Hi Team
Drupal Version 9.5.10
I've had an email from our server guys highlighting a possible security issue.
It appears we've had a malicious bot attack which was blocked but the logs show the error below:
"NOTICE: PHP message: Uncaught PHP Exception Drupal\Core\Entity\EntityStorageException: "SQLSTATE[HY000]: General error: 1366 Incorrect string value: '\xC0\xA7\xC0\xA2%2...' for column 'value' at row 1: INSERT INTO "webform_submission_data" ("webform_id", "sid", "name", "property", "delta", "value") VALUES (:db_insert_placeholder_0, :db_insert_placeholder_1, :db_insert_placeholder_2, :db_insert_placeholder_3,
My understanding is that the submission was supposed to fail, this is what the spambot was trying to do in order to force a hard PHP error, which it can then use for another, more specific attack.
The server team explained it like this:
Someone (bot) is POST'ing non-unicode probably just binary data to it. So in short form something like:
POST field = \xC0\xA7\xC0\xA2.... spam
... no validation ...
INSERT INTO webform_submission_data VALUES value = \xC0\xA7\xC0\xA2...

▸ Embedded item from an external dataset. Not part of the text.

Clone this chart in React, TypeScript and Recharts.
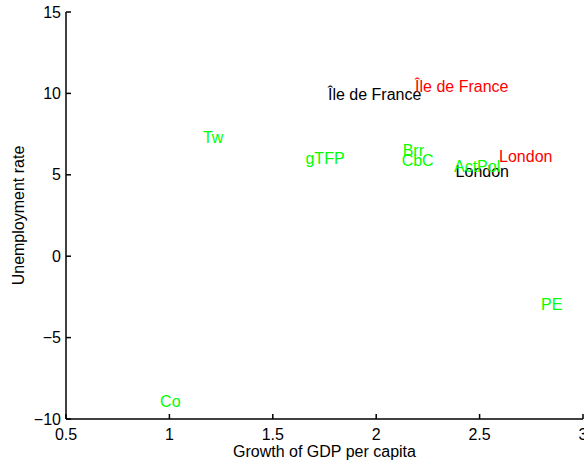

As \xC0 is not a valid style byte for a unicode value MySQL is rejecting the INSERT with an error which is bubbling up and being raised as an Drupal\Core\Entity\EntityStorageException.

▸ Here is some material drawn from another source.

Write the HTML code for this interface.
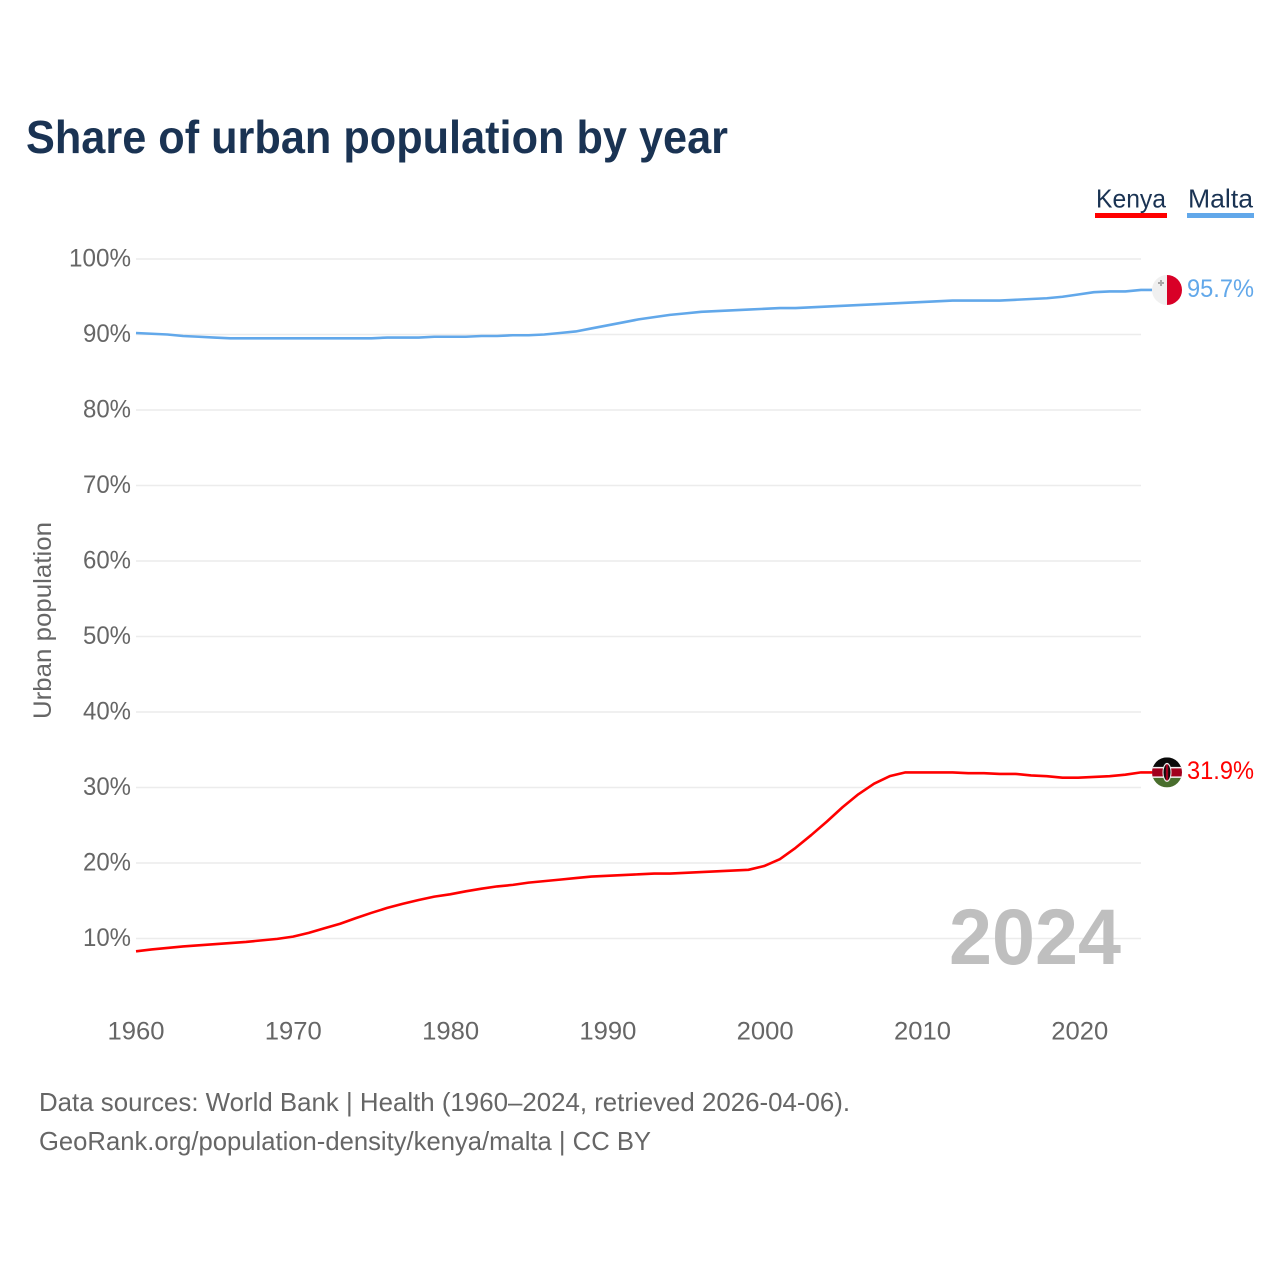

The actual data prefixed with \xC0\xA7\xC0\xA2 seems to be just spam, badly double-encoded something or other who's purpose is unclear. It was sent by a malicious scanner though so I would assume it's used to trigger or indicate some kind of security issue somewhere. I doubt in this instance it's actually unsafe, MySQL is quite correct to reject it. You generally shouldn't rely on database insert data validation though.
Any POST data to a form that generates a hard PHP error is a major security risk (likely due to type coercion bugs). It can lead to exploits and leaks from the database, even from something as basic as missing type handing.
Conclusion
Although this sounds like a Webform issue, I've already raised the issue and the reply was, "The Webform module uses core's ContentEntityBase API for managing submissions, and that's what would be responsible for the data submission. Drupal's standard operating logic is to accept all data and then filter it on display. As such, the database query should allow the data to be saved, so the fact that it failed to save suggests a bug somewhere."
Again, my understanding is that the query was supposed to fail to throw a hard PHP error. After some discussion we decided it was a "core issue to validate the encoding of every inserted string. It's a big "ask", it's a security hardening and it needs input from the community."
Any advice of how I'd add an extra layer of validation/sanitisation to the core's ContentEntityBase API?